I mentioned that we're slowly descending into a cold spell. Today is the last day where we're still well above freezing (a high of 50F or 10C) and so the morning walk to the barn is pleasant...






Breakfast? Oh, it's always deliciously wonderful.




And then I push myself to do my annual grand mow of most (but not all) of the farmette lands. I use the tractor mower for this -- you need a solid, large machine to manage the tall growth of our mock prairie and to power through, as it goes over fallen timber. 

It's a bumpy and dusty terrain (we haven't had rain for weeks!) and there is a very large part of me that hates this job. My head spins, my stomach turns. On the other hand, there is a deep feeling of satisfaction that you get from bringing down a year's worth of spent growth. Weeds, goldenrod, tall grasses, dogwood. Sticky seeds, thorny bramble canes, dried snakeroot. I bring it all down. 

The purpose of this is manifold: I want to slow down the growth of invasives, and I want to open up the ground so that the wildflowers that I love have a chance to emerge. Out front, I want to mulch the maple leaves into something that wont totally smother the grasses that do survive the dense shade.

By the time I'm done, I am ready to collapse and not move for at least ten hours. Did I mention how woozy riding that bumpy machine makes me feel?

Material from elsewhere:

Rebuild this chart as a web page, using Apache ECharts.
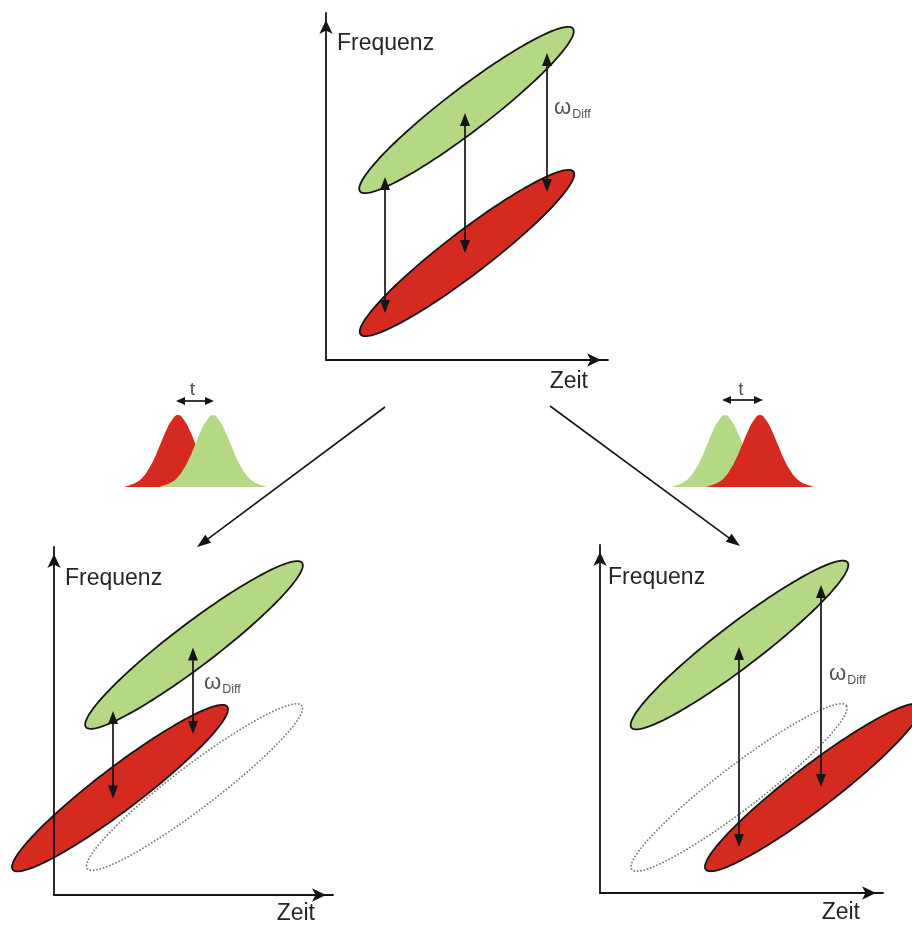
<!DOCTYPE html>
<html><head><meta charset="utf-8">
<script src="https://cdn.jsdelivr.net/npm/echarts@6/dist/echarts.min.js"></script>
<style>html,body{margin:0;padding:0;background:#fff}#c{width:912px;height:925px}</style>
</head><body><div id="c"></div>
<script>
// ---------- text ----------
const yAxisName = 'Frequenz';
const xAxisName = 'Zeit';
const omegaMain = 'ω';
const omegaSub = 'Diff';
const tLabel = 't';

// ---------- panel data (panel units) : [centerX, centerY, semiMajor, semiMinor, angleDeg] ----------
const greenTop = [[140.5, 250, 134, 21.5, 37.4]];
const redTop = [[141, 107, 134, 21.5, 37.4]];
const greenLeft = [[140, 251.5, 136, 21.5, 37.4]];
const redLeft = [[66, 107.5, 135, 21.5, 37.4]];
const dottedLeft = [[140.5, 108.5, 135, 21.5, 37.4]];
const greenRight = [[139.5, 248, 136, 21.5, 37.4]];
const redRight = [[213, 105.5, 135, 21.5, 37.4]];
const dottedRight = [[139, 105.5, 135, 21.5, 37.4]];

// double arrows : [x, yFrom, yTo]
const diffArrowsTop = [[59, 183, 47], [139, 247, 107], [221, 307, 168]];
const diffArrowsLeft = [[59, 185, 97], [139, 249, 162]];
const diffArrowsRight = [[139, 246, 46], [221, 308, 106]];

// omega label anchors
const omegaTop = [[228, 252]];
const omegaLeft = [[150, 213]];
const omegaRight = [[229, 219]];

// ---------- pulse shapes (time, amplitude) ----------
const pulseLeftRed = [[14,0],[20,2],[26,4.5],[32,9],[38,17],[44,28],[50,42],[56,56],[62,67],[68,72],[74,67],[80,56],[86,42],[92,28],[98,17],[104,9],[110,4.5],[116,2],[122,0]];
const pulseLeftGreen = [[49,0],[55,2],[61,4.5],[67,9],[73,17],[79,28],[85,42],[91,56],[97,67],[103,72],[109,67],[115,56],[121,42],[127,28],[133,17],[139,9],[145,4.5],[151,2],[157,0]];
const pulseRightGreen = [[11,0],[17,2],[23,4.5],[29,9],[35,17],[41,28],[47,42],[53,56],[59,67],[65,72],[71,67],[77,56],[83,42],[89,28],[95,17],[101,9],[107,4.5],[113,2],[119,0]];
const pulseRightRed = [[46,0],[52,2],[58,4.5],[64,9],[70,17],[76,28],[82,42],[88,56],[94,67],[100,72],[106,67],[112,56],[118,42],[124,28],[130,17],[136,9],[142,4.5],[148,2],[154,0]];
const tArrowLeft = [[66, 86, 104, 86]];
const tArrowRight = [[62, 87, 103, 87]];
const tLabelLeft = [[82.5, 97]];
const tLabelRight = [[81, 97]];

// ---------- connector arrows (page units) : [x1, y1, x2, y2] ----------
const connectors = [[385, 407, 197, 547], [550, 406, 740, 546]];

// ---------- styles ----------
const FONT = '"Liberation Sans", Arial, sans-serif';
const TXT = '#262626';
const INK = '#151515';
const GREEN = '#b5d885';
const RED = '#d42a1f';

const grids = [
  {left: 326, top: 13, width: 282, height: 347},   // 0 top panel
  {left: 54, top: 547, width: 279, height: 350},   // 1 bottom-left panel
  {left: 600, top: 545, width: 283, height: 348},  // 2 bottom-right panel
  {left: 110, top: 375, width: 170, height: 112},  // 3 left pulses
  {left: 660, top: 375, width: 170, height: 112},  // 4 right pulses
  {left: 0, top: 0, width: 912, height: 925}       // 5 page overlay
];

const nameCfg = [
  {yGap: -19, yPadL: 11, xGap: -20, xPadT: 10},
  {yGap: -20, yPadL: 11, xGap: -18, xPadT: 7},
  {yGap: -21, yPadL: 8, xGap: -23, xPadT: 8}
];

const xAxes = [], yAxes = [];
for (let i = 0; i < 3; i++) {
  const g = grids[i], n = nameCfg[i];
  const axisLine = {onZero: false, lineStyle: {color: INK, width: 1.8}, symbol: ['none', 'arrow'], symbolSize: [10, 14], symbolOffset: [0, -7]};
  xAxes.push({gridIndex: i, type: 'value', min: 0, max: g.width, z: 5, axisLine: axisLine, axisTick: {show: false}, axisLabel: {show: false}, splitLine: {show: false},
    name: xAxisName, nameLocation: 'end', nameGap: n.xGap,
    nameTextStyle: {fontFamily: FONT, fontSize: 23, color: TXT, align: 'right', verticalAlign: 'top', padding: [n.xPadT, 0, 0, 0]}});
  yAxes.push({gridIndex: i, type: 'value', min: 0, max: g.height, z: 5, axisLine: axisLine, axisTick: {show: false}, axisLabel: {show: false}, splitLine: {show: false},
    name: yAxisName, nameLocation: 'end', nameGap: n.yGap,
    nameTextStyle: {fontFamily: FONT, fontSize: 23, color: TXT, align: 'left', verticalAlign: 'top', padding: [0, 0, 0, n.yPadL]}});
}
for (let i = 3; i < 6; i++) {
  const g = grids[i];
  xAxes.push({gridIndex: i, type: 'value', min: 0, max: g.width, show: false});
  yAxes.push({gridIndex: i, type: 'value', min: 0, max: g.height, show: false, inverse: i === 5});
}

function ellipseRender(style) {
  return function (params, api) {
    const cx = api.value(0), cy = api.value(1), a = api.value(2), b = api.value(3);
    const ang = api.value(4) * Math.PI / 180;
    const pts = [];
    const N = 160;
    for (let k = 0; k < N; k++) {
      const t = k / N * 2 * Math.PI;
      const x = cx + a * Math.cos(t) * Math.cos(ang) - b * Math.sin(t) * Math.sin(ang);
      const y = cy + a * Math.cos(t) * Math.sin(ang) + b * Math.sin(t) * Math.cos(ang);
      pts.push(api.coord([x, y]));
    }
    return {type: 'polygon', shape: {points: pts}, style: style};
  };
}

function arrowShapes(p1, p2, headLen, headW, both, lw) {
  const dx = p2[0] - p1[0], dy = p2[1] - p1[1];
  const L = Math.sqrt(dx * dx + dy * dy);
  const ux = dx / L, uy = dy / L, nx = -uy, ny = ux;
  const children = [];
  const s = both ? [p1[0] + ux * headLen * 0.8, p1[1] + uy * headLen * 0.8] : p1;
  const e = [p2[0] - ux * headLen * 0.8, p2[1] - uy * headLen * 0.8];
  children.push({type: 'line', shape: {x1: s[0], y1: s[1], x2: e[0], y2: e[1]}, style: {stroke: INK, lineWidth: lw}});
  function head(tip, dirx, diry) {
    const bx = tip[0] - dirx * headLen, by = tip[1] - diry * headLen;
    return {type: 'polygon', shape: {points: [tip, [bx + nx * headW / 2, by + ny * headW / 2], [bx - nx * headW / 2, by - ny * headW / 2]]}, style: {fill: INK}};
  }
  children.push(head(p2, ux, uy));
  if (both) children.push(head(p1, -ux, -uy));
  return {type: 'group', children: children};
}

function vArrowRender(params, api) {
  const x = api.value(0);
  return arrowShapes(api.coord([x, api.value(1)]), api.coord([x, api.value(2)]), 13, 10, true, 1.7);
}
function segArrowRender(headLen, headW, both, lw) {
  return function (params, api) {
    return arrowShapes(api.coord([api.value(0), api.value(1)]), api.coord([api.value(2), api.value(3)]), headLen, headW, both, lw);
  };
}

const series = [];
function addEllipse(idx, data, style, z) {
  series.push({type: 'custom', xAxisIndex: idx, yAxisIndex: idx, data: data, encode: {x: 0, y: 1}, clip: false, silent: true, z: z,
    renderItem: ellipseRender(style)});
}
const greenStyle = {fill: GREEN, stroke: INK, lineWidth: 1.8};
const redStyle = {fill: RED, stroke: INK, lineWidth: 1.8};
const dotStyle = {fill: 'none', stroke: '#7a7a7a', lineWidth: 1.8, lineDash: [0.1, 3.3], lineCap: 'round'};

addEllipse(0, greenTop, greenStyle, 2);
addEllipse(0, redTop, redStyle, 2);
addEllipse(1, dottedLeft, dotStyle, 2);
addEllipse(1, greenLeft, greenStyle, 2);
addEllipse(1, redLeft, redStyle, 2);
addEllipse(2, dottedRight, dotStyle, 2);
addEllipse(2, greenRight, greenStyle, 2);
addEllipse(2, redRight, redStyle, 2);

[[0, diffArrowsTop], [1, diffArrowsLeft], [2, diffArrowsRight]].forEach(function (d) {
  series.push({type: 'custom', xAxisIndex: d[0], yAxisIndex: d[0], data: d[1], encode: {x: 0, y: 1}, clip: false, silent: true, z: 8, renderItem: vArrowRender});
});

[[0, omegaTop], [1, omegaLeft], [2, omegaRight]].forEach(function (d) {
  series.push({type: 'scatter', xAxisIndex: d[0], yAxisIndex: d[0], data: d[1], symbolSize: 0, silent: true, z: 8,
    label: {show: true, position: 'right', distance: 0, formatter: '{w|' + omegaMain + '}{s|' + omegaSub + '}',
      rich: {w: {fontFamily: FONT, fontSize: 22, color: TXT}, s: {fontFamily: FONT, fontSize: 12.5, color: TXT, verticalAlign: 'bottom', padding: [0, 0, -2, 1]}}}});
});

// pulses
function addPulse(idx, data, color) {
  series.push({type: 'line', xAxisIndex: idx, yAxisIndex: idx, data: data, smooth: true, symbol: 'none', silent: true, z: 2,
    lineStyle: {width: 0, color: color}, itemStyle: {color: color}, areaStyle: {color: color, opacity: 1}});
}
addPulse(3, pulseLeftRed, RED);
addPulse(3, pulseLeftGreen, GREEN);
addPulse(4, pulseRightGreen, GREEN);
addPulse(4, pulseRightRed, RED);

series.push({type: 'custom', xAxisIndex: 3, yAxisIndex: 3, data: tArrowLeft, encode: {x: 0, y: 1}, clip: false, silent: true, z: 8, renderItem: segArrowRender(9, 8, true, 1.7)});
series.push({type: 'custom', xAxisIndex: 4, yAxisIndex: 4, data: tArrowRight, encode: {x: 0, y: 1}, clip: false, silent: true, z: 8, renderItem: segArrowRender(9, 8, true, 1.7)});
[[3, tLabelLeft], [4, tLabelRight]].forEach(function (d) {
  series.push({type: 'scatter', xAxisIndex: d[0], yAxisIndex: d[0], data: d[1], symbolSize: 0, silent: true, z: 8,
    label: {show: true, position: 'inside', formatter: tLabel, fontFamily: FONT, fontSize: 19, color: TXT}});
});

series.push({type: 'custom', xAxisIndex: 5, yAxisIndex: 5, data: connectors, encode: {x: 0, y: 1}, clip: false, silent: true, z: 8, renderItem: segArrowRender(14, 10, false, 1.6)});

const chart = echarts.init(document.getElementById('c'), null, {renderer: 'canvas'});
chart.setOption({
  animation: false,
  backgroundColor: '#ffffff',
  grid: grids.map(function (g) { return Object.assign({containLabel: false}, g); }),
  xAxis: xAxes,
  yAxis: yAxes,
  series: series
});
</script>
</body></html>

All that and my movement rings dont even budge! Ah well: I sacrifice a good chunk of my day for the health of the farmette lands and the plant life that I want to encourage and keep healthy here.




In the evening, the young family comes for dinner. They, too, are focusing more and more on the holidays. Sparrow, who is always too quick to proclaim something as his favorite ("my favorite food is watercress!" "Have you ever had it?" "I dont think so...") has been saying for a while that his favorite holiday is Thanksgiving. ("Why?" "I told you already many times! Because you give thanks!") Feeling a bit like he is abandoning me by going with his family to Chicago for that day, he draws me a picture of just him and me at a Thanksgiving table together. "This will make you feel better!" 

All my grandkids are very, very sweet to me.




(wait! do I see braids??)



(Sparrow really loves to read these books to his brother...)



(If she stands on a chair pretending to be the Statue of Liberty, he, the one next in line, has to do it too. Sandpiper joins in, of course, though he is clueless about Ms Liberty, or her iconic pose.)



(finally, dinner is ready...)



Warm, breezy and fragrant summer evenings may be beautiful, but honestly, nothing beats the cozy and snug, dark evenings of winter. You add your own light. You add color. You add just a whiff of a forest scent (or you bake something with cinnamon). Maybe you mix up a kir vin blanc, or a warm cup of tea with honey. You take out the quilt or a throw blanket and you settle in for a quiet set of hours and it is nothing short of sublime.